For the Penn football program, 2014 is set to be a season of firsts — and one, all-important last.
Let’s start with the firsts.
The first “first” may be the most unpalatable. Just one season after winning the Ivy title in thrilling fashion, Penn struggled in 2013, losing its final four games to finish 4-6. This was the first time that the Red and Blue had followed up an Ivy championship with a sub-.500 record under coach Al Bagnoli.
Plenty of factors contributed to the Quakers’ struggles last season: injuries, turnovers, a propensity to give up the big play — but all of that has been firmly put in the rearview mirror.
“I think we went into the offseason with a very different mindset,” Bagnoli said. “It’s hard to continually win in this league.
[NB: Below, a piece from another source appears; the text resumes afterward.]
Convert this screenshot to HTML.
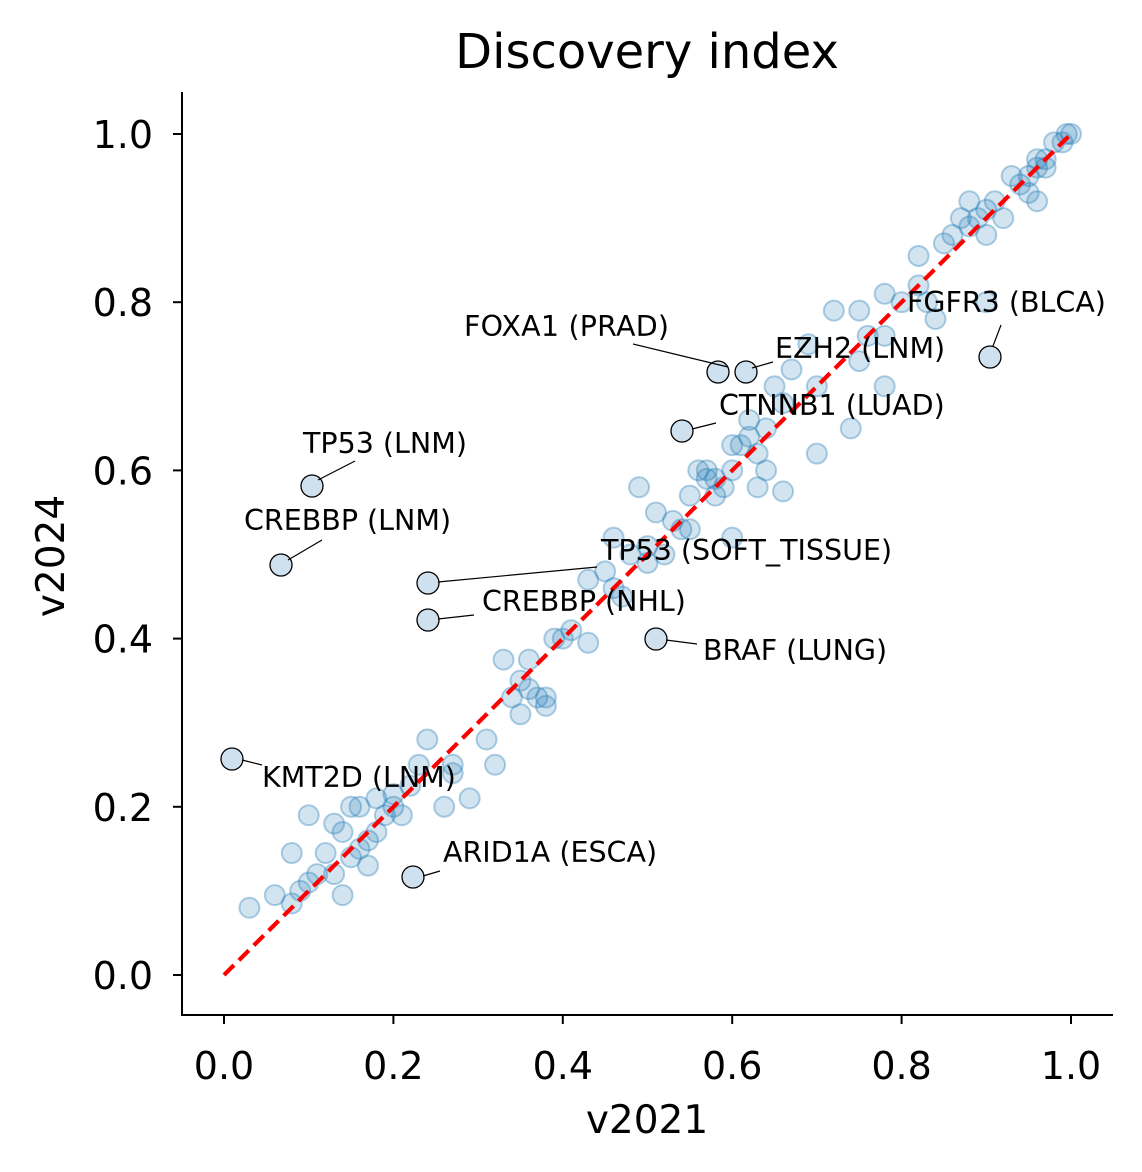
<!DOCTYPE html>
<html><head><meta charset="utf-8"><style>
body{margin:0;background:#fff}
svg{display:block;font-family:"DejaVu Sans","Liberation Sans",sans-serif}
</style></head><body>
<svg id="s" width="1142" height="1172" viewBox="0 0 1142 1172" xmlns="http://www.w3.org/2000/svg">
<rect width="1142" height="1172" fill="#fff"/>
<g id="pts"></g>
<line x1="224" y1="975" x2="1071" y2="134" stroke="#ff0000" stroke-width="4.2" stroke-dasharray="14,7"/>
<g id="hl"></g>
<g stroke="#000" stroke-width="1.2" fill="none">
<line x1="728" y1="367" x2="633" y2="344"/>
<line x1="752" y1="368" x2="773" y2="362"/>
<line x1="993" y1="346" x2="1001" y2="325"/>
<line x1="692" y1="429" x2="716" y2="423"/>
<line x1="318" y1="480" x2="355" y2="461"/>
<line x1="288" y1="560" x2="322" y2="540"/>
<line x1="438" y1="582" x2="597" y2="567"/>
<line x1="438" y1="619" x2="474" y2="615"/>
<line x1="666" y1="640" x2="697" y2="644"/>
<line x1="242" y1="760" x2="262" y2="765"/>
<line x1="423" y1="876" x2="440" y2="871"/>
</g>
<g font-size="28.5" fill="#000">
<text x="464" y="336" textLength="205">FOXA1 (PRAD)</text>
<text x="775" y="358">EZH2 (LNM)</text>
<text x="907" y="312">FGFR3 (BLCA)</text>
<text x="719" y="415">CTNNB1 (LUAD)</text>
<text x="303" y="453">TP53 (LNM)</text>
<text x="244" y="530">CREBBP (LNM)</text>
<text x="601" y="560">TP53 (SOFT_TISSUE)</text>
<text x="482" y="611">CREBBP (NHL)</text>
<text x="703" y="660">BRAF (LUNG)</text>
<text x="262" y="787">KMT2D (LNM)</text>
<text x="443" y="862">ARID1A (ESCA)</text>
</g>
<g stroke="#000" stroke-width="2" fill="none">
<line x1="182" y1="92" x2="182" y2="1016"/>
<line x1="181" y1="1015" x2="1113" y2="1015"/>
</g>
<g id="ticks" stroke="#000" stroke-width="2"></g>
<g id="tl" font-size="38" fill="#000"></g>
<text x="647" y="68" font-size="48" text-anchor="middle">Discovery index</text>
<text x="647" y="1133" font-size="39" text-anchor="middle">v2021</text>
<text x="0" y="0" font-size="39" text-anchor="middle" transform="translate(64,556) rotate(-90)">v2024</text>
</svg>
<script>
var NS="http://www.w3.org/2000/svg";
function X(v){return 224+847*v}function Y(v){return 975-841*v}
function el(t,a,p){var e=document.createElementNS(NS,t);for(var k in a)e.setAttribute(k,a[k]);document.getElementById(p).appendChild(e);return e}
var d=[[0.03,0.08],[0.06,0.095],[0.08,0.085],[0.09,0.1],[0.1,0.11],[0.11,0.12],[0.12,0.145],[0.08,0.145],[0.1,0.19],[0.13,0.18],[0.14,0.17],[0.15,0.2],[0.16,0.2],[0.17,0.16],[0.18,0.21],[0.19,0.19],[0.2,0.2],[0.21,0.19],[0.16,0.15],[0.17,0.13],[0.15,0.14],[0.13,0.12],[0.14,0.095],[0.18,0.17],[0.22,0.225],[0.23,0.25],[0.24,0.28],[0.26,0.2],[0.27,0.25],[0.29,0.21],[0.31,0.28],[0.32,0.25],[0.33,0.375],[0.34,0.33],[0.35,0.31],[0.36,0.375],[0.36,0.34],[0.37,0.33],[0.38,0.32],[0.38,0.33],[0.35,0.35],[0.39,0.4],[0.4,0.4],[0.41,0.41],[0.43,0.395],[0.43,0.47],[0.45,0.48],[0.46,0.46],[0.47,0.45],[0.46,0.52],[0.48,0.5],[0.49,0.58],[0.5,0.51],[0.51,0.55],[0.52,0.5],[0.53,0.54],[0.54,0.53],[0.55,0.57],[0.56,0.6],[0.57,0.59],[0.58,0.57],[0.59,0.58],[0.6,0.6],[0.61,0.63],[0.62,0.64],[0.63,0.62],[0.64,0.6],[0.63,0.58],[0.65,0.7],[0.66,0.68],[0.66,0.575],[0.6,0.52],[0.67,0.72],[0.69,0.75],[0.7,0.7],[0.7,0.62],[0.72,0.79],[0.74,0.65],[0.75,0.73],[0.75,0.79],[0.76,0.76],[0.78,0.76],[0.78,0.81],[0.78,0.7],[0.8,0.8],[0.82,0.82],[0.82,0.855],[0.83,0.8],[0.84,0.78],[0.85,0.87],[0.86,0.88],[0.87,0.9],[0.88,0.92],[0.88,0.89],[0.89,0.9],[0.9,0.91],[0.9,0.88],[0.91,0.92],[0.92,0.9],[0.93,0.95],[0.94,0.94],[0.95,0.95],[0.95,0.93],[0.96,0.92],[0.96,0.96],[0.97,0.96],[0.98,0.99],[0.99,0.99],[1,1],[0.995,1],[0.9,0.8],[0.96,0.97],[0.97,0.97],[0.55,0.53],[0.62,0.66],[0.64,0.65],[0.5,0.49],[0.2,0.215],[0.27,0.24],[0.6,0.63],[0.58,0.59],[0.57,0.6]];
d.forEach(function(p){el("circle",{cx:X(p[0]),cy:Y(p[1]),r:10,fill:"rgba(31,119,180,0.2)",stroke:"rgba(31,119,180,0.35)","stroke-width":2},"pts")});
[[718,372],[746,372],[990,357],[682,431],[312,486],[281,565],[428,583],[428,620],[656,639],[232,759],[413,877]].forEach(function(p){el("circle",{cx:p[0],cy:p[1],r:11,fill:"#cfe0ee",stroke:"#000","stroke-width":1.3},"hl")});
for(var i=0;i<=5;i++){var v=i*0.2,x=X(v),y=Y(v);
el("line",{x1:x,y1:1015,x2:x,y2:1024},"ticks");el("line",{x1:173,y1:y,x2:182,y2:y},"ticks");
var t=el("text",{x:x,y:1079,"text-anchor":"middle"},"tl");t.textContent=v.toFixed(1);
var u=el("text",{x:153,y:y+14,"text-anchor":"end"},"tl");u.textContent=v.toFixed(1);}
</script>
</body></html>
I think we got humbled a little bit [last year].”
If the Red and Blue want to unseat Princeton and Harvard from atop the Ancient Eight, they’ll have to replace the question marks attached to multiple key positions with periods.
The Quakers will enter the 2014 season with no clear-cut, experienced option at quarterback for the first time since 2010.
Billy Ragone – and his beard – is gone, as is Ryan Becker, leaving the door wide open for any one of four remaining viable candidates, none of which has starting experience.
As it stands, sophomore Alek Torgerson has the inside track to be under center when the Red and Blue open their season against Jacksonville on Sept. 20. He emerged seemingly out of nowhere in the season finale against Cornell last year, entering in the fourth quarter and tossing two touchdowns in a near-comeback effort.
“Alek Torgerson is very, very talented,” Bagnoli said. “[But] he doesn’t have a tremendous amount of snaps behind him.”
Pushing Torgerson will be fellow sophomore Adam Strouss, who appeared in seven games in 2013 but only threw one pass, along with senior Patton Chillura, who missed all of last season due to injury, and junior Andrew Lisa.
Whoever ends up assuming the quarterback position full-time will have to rely on an equally inexperienced offensive line for protection.
Four different seniors graduated from Penn’s O-line last year, leaving senior Trent Rivera and junior Daniil Lysenko as the only offensive linemen on the roster with multiple games worth of starting experience — each started two contests last season.
There are no fewer than three juniors — Jack York, Miles Bartholomew and Luke Leshinsky — vying for slots on the line, but the most recognizable name on the offensive side of the trenches for the Quakers may hail from the other side of the ball.
After recording 12 tackles and a sack on the defensive line last season, junior Tanner Thexton has switched positions, adding another layer of intrigue to the preseason competition.
“We have some young kids that are very talented [on the offensive line],” Bagnoli said. “They just don’t have the game experience you’d ideally like, and the cohesion is gonna have to develop.”
What may make life easier for Bagnoli is the amount of experience the Quakers boast elsewhere.
Thirteen of Penn’s top 14 pass-catchers will return this season, including senior Conner Scott, who snagged 38 balls for 458 receiving yards and three scores last year. Meanwhile, 2013 honorable mention All-Ivy Kyle Wilcox will be relied upon once again to power the Quakers’ ground game.
On the defensive side, Bagnoli cites his team’s back seven as its greatest strength — and with good reason.
The linebacker corps will be solidified by two-time first- team All-Ivy selection Dan Davis, while virtually all of the starting defensive backs from 2013 return to the field, including senior standouts Evan Jackson and Dan Wilk.
But the driving storyline behind this year’s Penn football campaign will be the end of an era.
Just prior to the end of the 2013 academic year, Bagnoli announced that this season — his 23rd at Penn — will be his last as head coach.
Bagnoli has already tapped defensive coordinator and longtime right-hand man Ray Priore as his successor, preventing the speculation inherent to a coaching search and keeping the program’s culture intact.
With nine Ivy championships to his name, Bagnoli’s legacy as one of the greatest coaches in Penn history is already secured. But he doesn’t want a season-long retirement party.
“I certainly don’t want to take any onus away from the season,” Bagnoli said. “It’s just great to be part of a very special fraternity and it’s been a great run.”
And the pieces may be in place for one last great run.